Defendant further contends that his request to proceed pro se was not unequivocal due to his repeated statements that he did not wish to represent himself and that he wanted a new attorney. We reject that contention. Defendant’s first attorney was relieved shortly after arraignment due to a conflict of interest arising from defendant’s wish to file a motion pursuant to CPL 190.50 (5) and 210.20, and the attorney’s stated inability to support that motion. A second attorney was assigned to defendant and, after the second attorney filed and argued, inter alia, the above-referenced motion, defendant indicated that he wanted to proceed pro se with standby counsel, or to have new counsel assigned, on the ground that he was not satisfied with his second attorney’s representation. In response, the court assigned a third attorney to represent defendant. Several weeks before the scheduled trial date, defendant again sought permission either to proceed pro se with standby counsel or to have new counsel assigned. The court, indicating its concerns that defendant again would be unable to work with a new assigned attorney and that the trial would be unnecessarily delayed, *1354denied the request. The court, however, ordered an examination of defendant pursuant to CPL article 730, the results of which confirmed that defendant was not an incapacitated person (see generally CPL 730.30 [2]). Finally, several days before trial, defendant again sought new counsel, or permission to proceed pro se at trial. At that point, the court questioned defendant regarding his education and experience with trials, explained the procedures that would govern the trial, noted the frequent lack of success experienced by pro se defendants, and denied defendant’s request for another new attorney. When the court then asked defendant if he wanted to proceed pro se, defendant initially equivocated and then indicated that he wanted to have new counsel assigned, but when the court subsequently asked him if he wanted to proceed pro se with standby counsel, defendant replied, “[y]eah. I can do that. Yeah.” WTten the court again asked if that was how defendant wanted to proceed, defendant consulted with the third assigned attorney and unequivocally replied “[y]es.”
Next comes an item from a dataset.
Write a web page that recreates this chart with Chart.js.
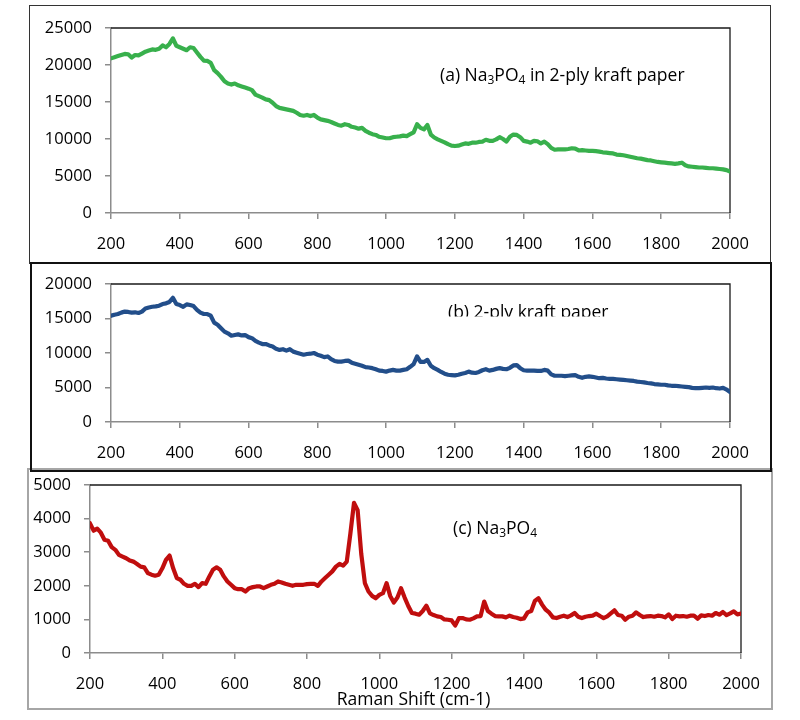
<!DOCTYPE html>
<html>
<head>
<meta charset="utf-8">
<script src="https://cdn.jsdelivr.net/npm/chart.js@4.4.1/dist/chart.umd.min.js"></script>
<style>
  html, body { margin: 0; padding: 0; background: #fff; }
  #page { position: relative; width: 800px; height: 720px; overflow: hidden; background: #fff; }
  #page canvas { position: absolute; left: 0; top: 0; }
  .box { position: absolute; box-sizing: border-box; }
</style>
</head>
<body>
<div id="page">
  <div class="box" style="left:27px;top:468px;width:746px;height:242px;border:2px solid #a6a6a6"></div>
  <div class="box" style="left:29px;top:5px;width:742px;height:259px;border:1.5px solid #333"></div>
  <div class="box" style="left:30px;top:262px;width:742px;height:210px;border:2px solid #111"></div>
  <canvas id="chartA" width="800" height="720"></canvas>
  <canvas id="chartB" width="800" height="720"></canvas>
  <canvas id="chartC" width="800" height="720"></canvas>
</div>
<script>
// Raman shift (cm-1), one reading every 10 cm-1
const shifts = [
  200, 210, 220, 230, 240, 250, 260, 270, 280, 290,
  300, 310, 320, 330, 340, 350, 360, 370, 380, 390,
  400, 410, 420, 430, 440, 450, 460, 470, 480, 490,
  500, 510, 520, 530, 540, 550, 560, 570, 580, 590,
  600, 610, 620, 630, 640, 650, 660, 670, 680, 690,
  700, 710, 720, 730, 740, 750, 760, 770, 780, 790,
  800, 810, 820, 830, 840, 850, 860, 870, 880, 890,
  900, 910, 920, 930, 940, 950, 960, 970, 980, 990,
  1000, 1010, 1020, 1030, 1040, 1050, 1060, 1070, 1080, 1090,
  1100, 1110, 1120, 1130, 1140, 1150, 1160, 1170, 1180, 1190,
  1200, 1210, 1220, 1230, 1240, 1250, 1260, 1270, 1280, 1290,
  1300, 1310, 1320, 1330, 1340, 1350, 1360, 1370, 1380, 1390,
  1400, 1410, 1420, 1430, 1440, 1450, 1460, 1470, 1480, 1490,
  1500, 1510, 1520, 1530, 1540, 1550, 1560, 1570, 1580, 1590,
  1600, 1610, 1620, 1630, 1640, 1650, 1660, 1670, 1680, 1690,
  1700, 1710, 1720, 1730, 1740, 1750, 1760, 1770, 1780, 1790,
  1800, 1810, 1820, 1830, 1840, 1850, 1860, 1870, 1880, 1890,
  1900, 1910, 1920, 1930, 1940, 1950, 1960, 1970, 1980, 1990,
  2000
];

// (a) Na3PO4 in 2-ply kraft paper
const sampleA = [
  20900, 21050, 21200, 21350, 21500, 21450, 21000, 21350, 21300, 21550,
  21800, 21950, 22100, 22050, 22200, 22650, 22400, 22850, 23600, 22600,
  22400, 22200, 22000, 22400, 22300, 21700, 21100, 20600, 20550, 20300,
  19300, 18900, 18400, 17800, 17500, 17350, 17500, 17250, 17100, 16950,
  16800, 16600, 16000, 15800, 15600, 15350, 15250, 14900, 14450, 14200,
  14100, 14000, 13900, 13800, 13550, 13250, 13150, 13250, 13100, 13250,
  12900, 12650, 12550, 12450, 12300, 12100, 11900, 11800, 12000, 11900,
  11650, 11550, 11400, 11500, 11100, 10850, 10650, 10550, 10300, 10200,
  10100, 10100, 10250, 10300, 10350, 10450, 10400, 10650, 10900, 12000,
  11500, 11300, 11900, 10600, 10200, 9950, 9750, 9550, 9300, 9100,
  9050, 9100, 9250, 9400, 9350, 9500, 9500, 9600, 9650, 9900,
  9750, 9750, 9950, 10250, 10000, 9650, 10300, 10600, 10550, 10250,
  9750, 9650, 9500, 9750, 9700, 9400, 9650, 9300, 8800, 8550,
  8600, 8600, 8600, 8650, 8750, 8700, 8450, 8500, 8450, 8400,
  8400, 8350, 8300, 8200, 8150, 8100, 8050, 7900, 7850, 7800,
  7700, 7600, 7500, 7400, 7350, 7250, 7150, 7100, 7000, 6900,
  6850, 6800, 6750, 6700, 6650, 6700, 6800, 6450, 6300, 6250,
  6200, 6150, 6150, 6100, 6050, 6050, 6000, 5950, 5900, 5800,
  5600
];

// (b) 2-ply kraft paper
const sampleB = [
  15400, 15550, 15650, 15850, 16000, 15950, 15850, 15900, 15800, 16000,
  16450, 16600, 16700, 16750, 16850, 17100, 17200, 17400, 18000, 17100,
  16950, 16700, 17050, 16950, 16800, 16250, 15850, 15650, 15650, 15400,
  14400, 14100, 13600, 13100, 12850, 12500, 12600, 12700, 12550, 12600,
  12300, 12150, 11750, 11500, 11300, 11300, 11100, 10950, 10600, 10450,
  10550, 10350, 10550, 10200, 10050, 9900, 9750, 9850, 9900, 10000,
  9750, 9600, 9400, 9500, 9100, 8850, 8750, 8750, 8850, 8900,
  8600, 8450, 8300, 8150, 7950, 7900, 7800, 7650, 7450, 7400,
  7300, 7450, 7550, 7450, 7450, 7550, 7650, 8000, 8400, 9500,
  8700, 8700, 9000, 8150, 7800, 7550, 7250, 7000, 6850, 6800,
  6750, 6850, 7000, 7100, 7300, 7150, 7100, 7250, 7500, 7650,
  7450, 7550, 7700, 7800, 7700, 7650, 7850, 8200, 8250, 7800,
  7500, 7450, 7450, 7450, 7400, 7400, 7550, 7450, 6900, 6700,
  6700, 6700, 6650, 6700, 6750, 6800, 6550, 6400, 6550, 6600,
  6550, 6450, 6350, 6400, 6300, 6250, 6250, 6200, 6150, 6100,
  6050, 6000, 5950, 5850, 5800, 5750, 5650, 5600, 5500, 5450,
  5400, 5400, 5300, 5250, 5250, 5200, 5150, 5100, 5050, 4950,
  4900, 4900, 4950, 5000, 4950, 5000, 4900, 4850, 4950, 4700,
  4350
];

// (c) Na3PO4
const sampleC = [
  3860, 3640, 3700, 3580, 3370, 3340, 3150, 3070, 2920, 2870,
  2820, 2750, 2720, 2650, 2570, 2550, 2380, 2330, 2300, 2330,
  2520, 2770, 2900, 2520, 2230, 2180, 2060, 2000, 2000, 2060,
  1960, 2080, 2060, 2280, 2480, 2550, 2480, 2280, 2130, 2030,
  1930, 1900, 1900, 1830, 1930, 1960, 1980, 1980, 1930, 1980,
  2030, 2060, 2130, 2100, 2060, 2030, 2000, 2030, 2030, 2030,
  2050, 2060, 2060, 2000, 2130, 2230, 2330, 2430, 2570, 2650,
  2600, 2720, 3560, 4470, 4250, 2950, 2080, 1830, 1700, 1630,
  1730, 1780, 2080, 1700, 1500, 1650, 1930, 1650, 1400, 1190,
  1170, 1140, 1250, 1410, 1180, 1130, 1090, 1070, 1000, 990,
  970, 820, 1040, 1040, 1000, 990, 1030, 1090, 1100, 1530,
  1250, 1170, 1100, 1090, 1090, 1060, 1110, 1070, 1050, 1010,
  1030, 1210, 1250, 1550, 1630, 1440, 1290, 1200, 1060, 1040,
  1080, 1110, 1070, 1120, 1190, 1080, 1040, 1080, 1100, 1110,
  1170, 1100, 1040, 1090, 1180, 1270, 1130, 1110, 990, 1080,
  1110, 1210, 1130, 1070, 1090, 1100, 1080, 1110, 1100, 1060,
  1150, 1010, 1110, 1090, 1100, 1080, 1110, 1110, 1020, 1120,
  1100, 1130, 1110, 1190, 1140, 1220, 1130, 1180, 1240, 1150,
  1170
];

const FONT = "'Open Sans', sans-serif";
const AXIS_GREY = '#8c8c8c';

// top and right edge of the plot area
const frame = {
  id: 'frame',
  beforeDatasetsDraw(chart) {
    const { ctx, chartArea: a } = chart;
    ctx.save();
    ctx.strokeStyle = '#1a1a1a';
    ctx.lineWidth = 1.3;
    ctx.beginPath();
    ctx.moveTo(a.left, a.top);
    ctx.lineTo(a.right, a.top);
    ctx.lineTo(a.right, a.bottom);
    ctx.stroke();
    ctx.restore();
  }
};

// text with subscripts: parts = [[text, isSub], ...]
function drawRich(ctx, parts, x, y) {
  ctx.textBaseline = 'alphabetic';
  ctx.textAlign = 'left';
  ctx.fillStyle = '#000';
  parts.forEach(([t, sub]) => {
    ctx.font = (sub ? '12px ' : '17.5px ') + FONT;
    ctx.fillText(t, x, sub ? y + 3 : y);
    x += ctx.measureText(t).width;
  });
}

function labelPlugin(parts, x, y, clipBottom, axisTitle) {
  return {
    id: 'panelLabel',
    afterDraw(chart) {
      const ctx = chart.ctx;
      ctx.save();
      if (clipBottom) {
        ctx.beginPath();
        ctx.rect(0, 0, 800, clipBottom);
        ctx.clip();
      }
      drawRich(ctx, parts, x, y);
      ctx.restore();
      if (axisTitle) {
        const a = chart.chartArea;
        ctx.save();
        ctx.font = '17.5px ' + FONT;
        ctx.fillStyle = '#000';
        ctx.textAlign = 'center';
        ctx.fillText(axisTitle, (a.left + a.right) / 2 - 2, 705);
        ctx.restore();
      }
    }
  };
}

function makeChart(id, values, color, yMax, yStep, area, plugin) {
  const yw = 80, xh = 40;
  const points = shifts.map((s, i) => ({ x: s, y: values[i] }));
  return new Chart(document.getElementById(id), {
    type: 'line',
    data: {
      datasets: [{
        data: points,
        borderColor: color,
        borderWidth: 4.2,
        borderJoinStyle: 'round',
        borderCapStyle: 'round',
        pointRadius: 0,
        tension: 0,
        fill: false
      }]
    },
    options: {
      responsive: false,
      animation: false,
      events: [],
      layout: {
        padding: {
          left: area.left - yw,
          top: area.top,
          right: 800 - area.right,
          bottom: 720 - area.bottom - xh
        }
      },
      plugins: { legend: { display: false }, tooltip: { enabled: false } },
      scales: {
        x: {
          type: 'linear',
          min: 200,
          max: 2000,
          afterFit: s => { s.height = xh; },
          border: { display: true, color: AXIS_GREY, width: 1.5 },
          grid: { drawOnChartArea: false, drawTicks: true, tickLength: 6, color: AXIS_GREY, lineWidth: 1.5 },
          ticks: {
            stepSize: 200,
            autoSkip: false,
            maxRotation: 0,
            padding: 15,
            color: '#000',
            font: { family: FONT, size: 16.5 },
            callback: v => String(v)
          }
        },
        y: {
          min: 0,
          max: yMax,
          afterFit: s => { s.width = yw; },
          border: { display: true, color: AXIS_GREY, width: 1.5 },
          grid: { drawOnChartArea: false, drawTicks: true, tickLength: 6, color: AXIS_GREY, lineWidth: 1.5 },
          ticks: {
            stepSize: yStep,
            padding: 13,
            color: '#000',
            font: { family: FONT, size: 16.5 },
            callback: v => String(v)
          }
        }
      }
    },
    plugins: [frame, plugin]
  });
}

makeChart('chartA', sampleA, '#38b04c', 25000, 5000,
  { left: 111, top: 28, right: 730, bottom: 213 },
  labelPlugin([['(a) Na', false], ['3', true], ['PO', false], ['4', true], [' in 2-ply kraft paper', false]], 440, 81));

makeChart('chartB', sampleB, '#224e8a', 20000, 5000,
  { left: 111, top: 284, right: 730, bottom: 422 },
  labelPlugin([['(b) 2-ply kraft paper', false]], 448, 318, 316.5));

makeChart('chartC', sampleC, '#c00e0e', 5000, 1000,
  { left: 90, top: 485, right: 741, bottom: 653 },
  labelPlugin([['(c) Na', false], ['3', true], ['PO', false], ['4', true]], 453, 534, null, 'Raman Shift (cm-1)'));
</script>
</body>
</html>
It is well-settled that a “defendant’s conditioning of his request for new counsel with a request for self-representation [does] not necessarily render the latter request equivocal” (People v Gillian, 8 NY3d 85, 88 [2006]). Here, based on our review of the record, we conclude that “[t]he fact that defendant’s request to proceed pro se had been preceded by an unsuccessful request for new counsel did not render the request equivocal . . . Defendant was not hesitant to represent himself, nor were his requests ‘overshadowed’ by numerous requests for new counsel, obstreperous demands or severely disruptive behavior” (People v Lewis, 114 AD3d 402, 404 [2014]; see People v DePonceau, 96 AD3d 1345, 1346-1347 [2012], lv denied 19 NY3d 1025 [2012]; cf. People v Jackson, 97 AD3d 693, 694 [2012], lv denied 20 NY3d 1100 [2013]).
We also reject defendant’s further contention that he was unable to waive his right to counsel by reason of his alleged mental health difficulties. It is well settled that a defendant’s mental capacity is just one of many issues that the court must consider in determining whether defendant has intelligently and voluntarily waived his right to counsel (see People v Stone, 22 NY3d 520, 527 [2014]). Here, the court directed that defendant be evaluated pursuant to CPL article 730 before deciding whether to grant his request to proceed pro se, and the results of that evaluation demonstrate that defendant was mentally competent, a factor that weighs in favor of our conclusion that defendant knowingly, voluntarily and intelligently waived his right to counsel (see People v Pelto, 172 AD2d 1027, 1027 [1991], lv *1355 denied 78 NY2d 972 [1991]; cf. People v Tafari, 68 AD3d 1540, 1541-1542 [2009]; see generally Stone, 22 NY3d at 525-527).
Finally, we reject defendant’s contention that his poor performance at trial demonstrates that the court erred in granting his request to represent himself. “Regardless of his lack of expertise and the rashness of his choice, defendant could choose to waive counsel [where, as here, the record reflects that] he did so knowingly and voluntarily” (People v Vivenzio, 62 NY2d 775, 776 [1984]). It is well settled that, “even in cases where the accused is harming himself by insisting on conducting his own defense, respect for individual autonomy requires that he be allowed to go to jail under his own banner if he so desires and if he makes the choice with eyes open” (People v McIntyre, 36 NY2d 10, 14 [1974] [internal quotation marks omitted]; see United States ex rel. Maldonado v Denno, 348 F2d 12, 15 [2d Cir 1965]; see also Vivenzio, 62 NY2d at 776).
Present — Scudder, EJ., Smith, Carni, Lindley and Whalen, JJ.